● **MATERIAL**
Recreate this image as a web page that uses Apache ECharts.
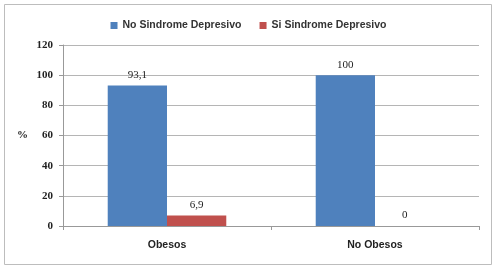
<!DOCTYPE html>
<html><head><meta charset="utf-8">
<script src="https://cdn.jsdelivr.net/npm/echarts@6/dist/echarts.min.js"></script>
<style>html,body{margin:0;padding:0;background:#fff}#c{width:497px;height:270px}</style>
</head><body><div id="c"></div>
<script>
const categories = ['Obesos', 'No Obesos'];
const seriesNames = ['No Sindrome Depresivo', 'Si Sindrome Depresivo'];
const noSindrome = [93.1, 100];
const siSindrome = [6.9, 0];
const yTicks = [0, 20, 40, 60, 80, 100, 120];

const chart = echarts.init(document.getElementById('c'));
const valLabel = {
  show: true, position: 'top', distance: 5,
  fontFamily: 'Liberation Serif', fontSize: 11, color: '#222',
  formatter: p => String(p.value).replace('.', ',')
};
chart.setOption({
  animation: false,
  graphic: [{type: 'rect', shape: {x: 4.5, y: 4.5, width: 487, height: 260},
    style: {fill: 'none', stroke: '#bdbdbd', lineWidth: 1}, z: -1}],
  legend: {
    top: 15, left: 'center', itemWidth: 7, itemHeight: 7, itemGap: 18,
    icon: 'rect',
    textStyle: {fontFamily: 'Liberation Sans', fontWeight: 'bold', fontSize: 10.5, color: '#333'},
    data: seriesNames
  },
  grid: {left: 63, right: 18, top: 45, bottom: 44},
  xAxis: {
    type: 'category', data: categories,
    axisLine: {lineStyle: {color: '#999'}},
    axisTick: {show: true, length: 4, lineStyle: {color: '#999'}},
    axisLabel: {margin: 14, fontFamily: 'Liberation Sans', fontWeight: 'bold', fontSize: 10.5, color: '#222'}
  },
  yAxis: {
    type: 'value', min: yTicks[0], max: yTicks[yTicks.length - 1], interval: 20,
    name: '%', nameLocation: 'middle', nameGap: 35, nameRotate: 0,
    nameTextStyle: {fontFamily: 'Liberation Serif', fontWeight: 'bold', fontSize: 11, color: '#222'},
    axisLine: {show: true, lineStyle: {color: '#999'}},
    axisTick: {show: true, length: 4, lineStyle: {color: '#999'}},
    axisLabel: {margin: 10, fontFamily: 'Liberation Serif', fontWeight: 'bold', fontSize: 11, color: '#222'},
    splitLine: {lineStyle: {color: '#b5b5b5'}}
  },
  series: [
    {name: seriesNames[0], type: 'bar', data: noSindrome, barGap: '0%', barCategoryGap: '43%',
     itemStyle: {color: '#4F81BD'}, label: valLabel},
    {name: seriesNames[1], type: 'bar', data: siSindrome,
     itemStyle: {color: '#C0504D'}, label: valLabel}
  ]
});
</script></body></html>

● **JOB**
Write out again, exactly, the lines from the start of the listing up to the line containing "const yTicks = [0, 20, 40, 60, 80, 100, 120];", with both ends and without pictures.

● **PROBLEM SOLUTION**
Recreate this image as a web page that uses Apache ECharts.
<!DOCTYPE html>
<html><head><meta charset="utf-8">
<script src="https://cdn.jsdelivr.net/npm/echarts@6/dist/echarts.min.js"></script>
<style>html,body{margin:0;padding:0;background:#fff}#c{width:497px;height:270px}</style>
</head><body><div id="c"></div>
<script>
const categories = ['Obesos', 'No Obesos'];
const seriesNames = ['No Sindrome Depresivo', 'Si Sindrome Depresivo'];
const noSindrome = [93.1, 100];
const siSindrome = [6.9, 0];
const yTicks = [0, 20, 40, 60, 80, 100, 120];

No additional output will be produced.